TV Broadcasters Petition for Aereo Rehearing at Appeals Court
The plaintiffs want another shot to shut down Aereo.
TV broadcasters have petitioned the Second Circuit Court of Appeals for an "en banc" review in the Aereo case. The move comes after the appellate circuit agreed with a lower district court judge in denying an injunction against the digital TV upstart.
The plaintiffs say in a statement to The Hollywood Reporter, "This petition is an important next step in ensuring the protection of our copyrighted material.”
Additionally, the petition for a rehearing has drawn an amicus brief from Paramount Pictures, Warner Bros., MGM, the Directors Guild of America, the Screen Actors Guild and more.

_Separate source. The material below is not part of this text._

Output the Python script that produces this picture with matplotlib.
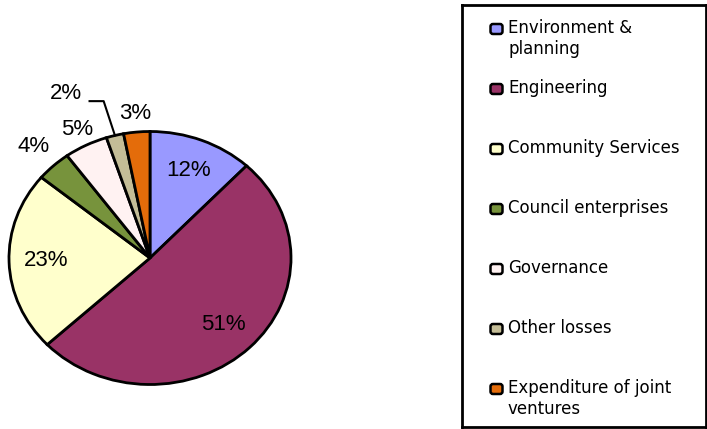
import numpy as np
import matplotlib
matplotlib.use("Agg")
import matplotlib.pyplot as plt
from matplotlib.patches import FancyBboxPatch

# data
categories = ["Environment &\nplanning", "Engineering", "Community Services",
              "Council enterprises", "Governance", "Other losses",
              "Expenditure of joint\nventures"]
shares = [12, 51, 23, 4, 5, 2, 3]
colors = ["#9999FF", "#993366", "#FFFFCC", "#77933C", "#FFF2F2", "#C4BD97", "#E46C0A"]

W, H = 707, 429
fig = plt.figure(figsize=(W / 100, H / 100), dpi=100)

# pie axes: ellipse centred at (150, 258) px, rx 141, ry 126.5
cx, cy, rx, ry = 150, 258, 141, 126.5
ax = fig.add_axes([(cx - rx) / W, (H - cy - ry) / H, 2 * rx / W, 2 * ry / H])
wedges, texts, pcts = ax.pie(
    shares, colors=colors, startangle=90, counterclock=False,
    autopct="%1.0f%%", pctdistance=0.74,
    wedgeprops=dict(edgecolor="black", linewidth=2),
    textprops=dict(fontsize=16, family="Liberation Sans", color="black"),
)
ax.set_aspect("auto")
ax.set_xlim(-1, 1)
ax.set_ylim(-1, 1)

# move small labels outside
outer_dist = {3: 1.21, 4: 1.14, 6: 1.15}
for i, (w, t) in enumerate(zip(wedges, pcts)):
    mid = np.deg2rad((w.theta1 + w.theta2) / 2)
    if i in outer_dist:
        r = outer_dist[i]
        t.set_position((r * np.cos(mid), r * np.sin(mid)))
        t.set_ha("center")
    elif i == 5:
        ex, ey = np.cos(mid), np.sin(mid)
        knee = (ex - 0.08, 1.24)
        ax.plot([ex, knee[0], knee[0] - 0.1], [ey, knee[1], knee[1]],
                color="black", lw=1.5, clip_on=False)
        t.set_position((knee[0] - 0.27, 1.30))
        t.set_ha("center")
        t.set_va("center")

# legend box drawn in pixel coordinates
bx0, by0, bx1, by1 = 462, 5, 706, 427
lax = fig.add_axes([bx0 / W, (H - by1) / H, (bx1 - bx0) / W, (by1 - by0) / H])
lax.set_xlim(bx0, bx1)
lax.set_ylim(by1, by0)
lax.set_xticks([])
lax.set_yticks([])
for s in lax.spines.values():
    s.set_linewidth(2)
    s.set_color("black")

for i, (lab, col) in enumerate(zip(categories, colors)):
    y = 29 + 60 * i
    lax.add_patch(FancyBboxPatch((492, y - 3.5), 9, 7,
                                 boxstyle="round,pad=1.5,rounding_size=2.5",
                                 facecolor=col, edgecolor="black", lw=1.8))
    lax.text(508, y - 9.5, lab, fontsize=12, family="DejaVu Sans",
             va="top", ha="left", linespacing=1.15)

fig.savefig("out.png", dpi=100)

Aereo was launched in the New York market in March 2012 with financial backing from Barry Diller and other investors.
Soon after, broadcasters filed two lawsuits. One group of plaintiffs included Fox Television, Univision, WPIX and PBS. The other group included ABC, CBS, NBCU and Telemundo.
The broadcasters hoped to convince a federal judge that Aereo's system of thousands of tiny antennae capturing over-the-air signals and then transmitting them to mobile and digital devices was a violation of their public performance rights.
However, U.S. District Judge Alison Nathan declined the requested injunction based upon a 2008 decision concerning Cablevision's remote-storage DVR that held that because "each RS-DVR playback transmission is made to a single subscriber using a single unique copy produced by that subscriber ... such transmissions are not performances 'to the public.'"
Earlier this month, two of three judges at the Second Circuit agreed with that assessment.
The opinion wasn't unanimous, and broadcasters have also felt emboldened by a ruling that went in their favor on an Aereo-like service on the West Coast.
The dispute might eventually land at the Supreme Court -- or could push broadcasters for new legislation -- but in the meantime, the broadcasters are now knocking on the door of the Second Circuit a second time, this time looking to have their concerns addressed before the full body of judges there.
According to a petition filed on Monday, the broadcasters give reasons for a fuller review:
"A recent split decision of this Court raises a question of exceptional importance; it effectively overturns a congressional mandate that is the foundation for much of the current system for delivery of television programming. The majority opinion in WNET v. Aereo, Inc., guts Congress's decision in 1976 to treat all services that retransmit broadcast programming to the public as being engaged in 'public performances' and thus needing licenses from the copyright owners of the shows. Unless reversed, that decision will wreak commercial havoc by allowing new and existing distributors to design around this license requirement and profit from the delivery of copyrighted programming while paying nothing for it."
The broadcasters, represented by a team of lawyers at Jenner & Block, go on to say that the judges who have ruled in Aereo's favor have attempted to "reconcile" the Cablevision precedent with too much attention paid to transmissions generated from a master copy.
"Indeed, under that reading," the broadcasters say, "If four people happen to rent the same DVD copy of Braveheart from Blockbuster, that would result in a public performance, but if a retransmitter like Aereo makes a separate copy for each viewer, it can retransmit the Super Bowl to thousands of subscribers and that would be deemed 'private' performances."
Separately today, a group of amici in Hollywood are also urging the Ninth Circuit for further review. Many big Hollywood studios and labor guilds have joined the cause against Aereo, saying that the financial health of the industry is at stake and urging the Second Circuit to grant an en banc rehearing because the ruling earlier this month is said to threaten "significant harm not only to Appellants-Broadcasters but to the producers who underwrite and the hundreds of thousands of individuals who work to create the copyrighted works that that Aereo appropriates for free."